そう。「ミスターどうでしょう・鈴井貴之」はどうなったのか?
当然、気になるところではある。
しかし、先日取材したところ、
「いやぁ・・・なんか皆さん、それぞれにあったみたいで・・・」
「ミスターだって、当然なんかあったでしょう?」
「それが、特にお話するようなコトもなく・・・」
普通に、家で見てたそうである。
「そうですか・・・」
あからさまに、私が落胆の色を浮かべると、そこは鈴井貴之、「つまらない男」と思われては、その名がすたる。
「いや!・・・いや!あれです・・・」
慌てた様子で、なんか「おもしろい話題を提供しよう」と必死になった。
「私は・・・」
「どうしました?」
「私は、見ました。」
「なにを?」
「嬉野さんを。あの朝。」
「おっ!あの、徹夜明けの朝ですか!」
「はい。」
「それは、貴重な証言だ!」
・・・あの夜「死闘」を演じた嬉野くんの「実際の姿」は、誰も見ていない。
早速、取材態勢に入った。
「ぼくね、朝7時ごろここに来たんですよ。」
「朝7時と・・・それで?どんな様子でした?」
「まぁ・・・少し疲れた感じでしたけど」
(あ?なんだよ・・・そんだけかよ)
私が、再びつまらなそうな顔をすると、鈴井貴之はいきり立った。
「いや!・・・いや!もうね、頬がげっそり。ゲッソリですよ!だってね、ぼく、わかんなかったですもん!嬉野さんだって。なんかこう・・・そうだ!たった今!たった今ジャングルから帰って来ました!って感じの・・・もう『小野田さ~ん!』って叫びたくなるようなそんな・・・」
明らかに、ウソである。
だいたい一晩徹夜したぐらいで、頬がげっそり、衣服もボロボロの帰還兵「小野田さん」を当てはめるのに無理がある。
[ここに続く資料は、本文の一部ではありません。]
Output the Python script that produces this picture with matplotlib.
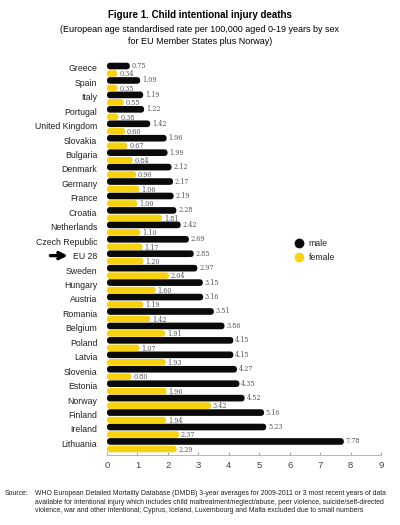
import matplotlib
matplotlib.use('Agg')
import matplotlib.pyplot as plt
from matplotlib.patches import FancyBboxPatch
from matplotlib.lines import Line2D

countries = ['Greece', 'Spain', 'Italy', 'Portugal', 'United Kingdom', 'Slovakia',
             'Bulgaria', 'Denmark', 'Germany', 'France', 'Croatia', 'Netherlands',
             'Czech Republic', 'EU 28', 'Sweden', 'Hungary', 'Austria', 'Romania',
             'Belgium', 'Poland', 'Latvia', 'Slovenia', 'Estonia', 'Norway',
             'Finland', 'Ireland', 'Lithuania']
male = [0.75, 1.09, 1.19, 1.22, 1.42, 1.96, 1.99, 2.12, 2.17, 2.19, 2.28, 2.42,
        2.69, 2.85, 2.97, 3.15, 3.16, 3.51, 3.86, 4.15, 4.15, 4.27, 4.35, 4.52,
        5.16, 5.23, 7.78]
female = [0.34, 0.35, 0.55, 0.38, 0.60, 0.67, 0.84, 0.96, 1.06, 1.00, 1.81, 1.10,
          1.17, 1.20, 2.04, 1.60, 1.19, 1.42, 1.91, 1.07, 1.93, 0.80, 1.96, 3.42,
          1.94, 2.37, 2.29]
xticks = list(range(0, 10))

BLACK = '#0a0a0a'
YELLOW = '#f7d20f'

plt.rcParams['font.family'] = ['Liberation Sans', 'DejaVu Sans']

fig = plt.figure(figsize=(4, 5.25), dpi=100)
ax = fig.add_axes([0.2675, 0.133, 0.685, 0.755])

n = len(countries)
ym = [i - 0.25 for i in range(n)]
yf = [i + 0.27 for i in range(n)]
bh = 0.46

bars_m = ax.barh(ym, male, height=bh, color=BLACK)
bars_f = ax.barh(yf, female, height=bh, color=YELLOW)

ax.set_xlim(0, 9)
ax.set_ylim(n - 0.3, -0.75)

# rounded bar ends
aspect = 2.13
for bars, col in ((bars_m, BLACK), (bars_f, YELLOW)):
    for p in bars.patches:
        x, y, w, h = p.get_x(), p.get_y(), p.get_width(), p.get_height()
        p.set_visible(False)
        r = min(h / aspect / 2, w / 2)
        fb = FancyBboxPatch((x, y), w, h,
                            boxstyle=f'round,pad=0,rounding_size={r}',
                            mutation_aspect=aspect, fc=col, ec='none')
        ax.add_patch(fb)

for i in range(n):
    ax.text(male[i] + 0.06, ym[i], f'{male[i]:.2f}', va='center', ha='left',
            fontsize=4.7, color='#555555', family='DejaVu Serif')
    ax.text(female[i] + 0.06, yf[i] + 0.05, f'{female[i]:.2f}', va='center', ha='left',
            fontsize=4.7, color='#555555', family='DejaVu Serif')

ax.set_yticks([i - 0.12 for i in range(n)])
ax.set_yticklabels(countries, fontsize=6.3, color='#222222')
ax.tick_params(axis='y', length=0, pad=7)
ax.set_xticks(xticks)
ax.set_xticklabels([str(t) for t in xticks], fontsize=6.8, color='#444444')
ax.tick_params(axis='x', direction='in', length=2.5, color='#aaaaaa', pad=4)
for s in ['top', 'right', 'left']:
    ax.spines[s].set_visible(False)
ax.spines['bottom'].set_color('#aaaaaa')
ax.spines['bottom'].set_linewidth(0.6)

# arrow pointing at EU 28
eu = countries.index('EU 28')
ax.annotate('', xy=(-1.2, eu - 0.12), xytext=(-1.95, eu - 0.12),
            xycoords='data', annotation_clip=False,
            arrowprops=dict(arrowstyle='->', color='black', lw=2.4,
                            mutation_scale=11))

# legend
for yy, col, lab in ((0.537, BLACK, 'male'), (0.510, YELLOW, 'female')):
    fig.add_artist(Line2D([0.748], [yy], marker='o', markersize=6, color=col,
                          markeredgecolor=col, transform=fig.transFigure))
    fig.text(0.772, yy, lab, fontsize=6.3, color='#222222', va='center')

fig.text(0.5, 0.965, 'Figure 1. Child intentional injury deaths', ha='center',
         fontsize=7, fontweight='bold')
fig.text(0.5, 0.94, '(European age standardised rate per 100,000 aged 0-19 years by sex',
         ha='center', fontsize=6.5)
fig.text(0.5, 0.916, 'for EU Member States plus Norway)', ha='center', fontsize=6.5)

fig.text(0.012, 0.066, 'Source:', fontsize=4.95, color='#222222', va='top')
fig.text(0.088, 0.066,
         'WHO European Detailed Mortality Database (DMDB) 3-year averages for 2009-2011 or 3 most recent years of data\n'
         'available for intentional injury which includes child maltreatment/neglect/abuse, peer violence, suicide/self-directed\n'
         'violence, war and other intentional; Cyprus, Iceland, Luxembourg and Malta excluded due to small numbers',
         fontsize=4.95, color='#222222', va='top', linespacing=1.3)

fig.savefig('out.png', dpi=100)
ひとりだけ「普通の9・25」を過ごしてしまった鈴井貴之は、その焦りから、ウソを言っていた。
「いやぁ!嬉野さんの顔、スゴかったなぁ!」
(だいたい、『小野田さ~ん』ってネタも古過ぎて、ウソにしたってわかりづれぇよミスター・・・。)
「でね、最後なんか、ぼくね、『嬉野さ~ん!』って、日の丸を振りましたよ!」
(わかった。わかった。)
ひとり盛り上がるミスターの横で、私は「ドキュメント9・25」の取材メモを、パタリと閉じたのであった。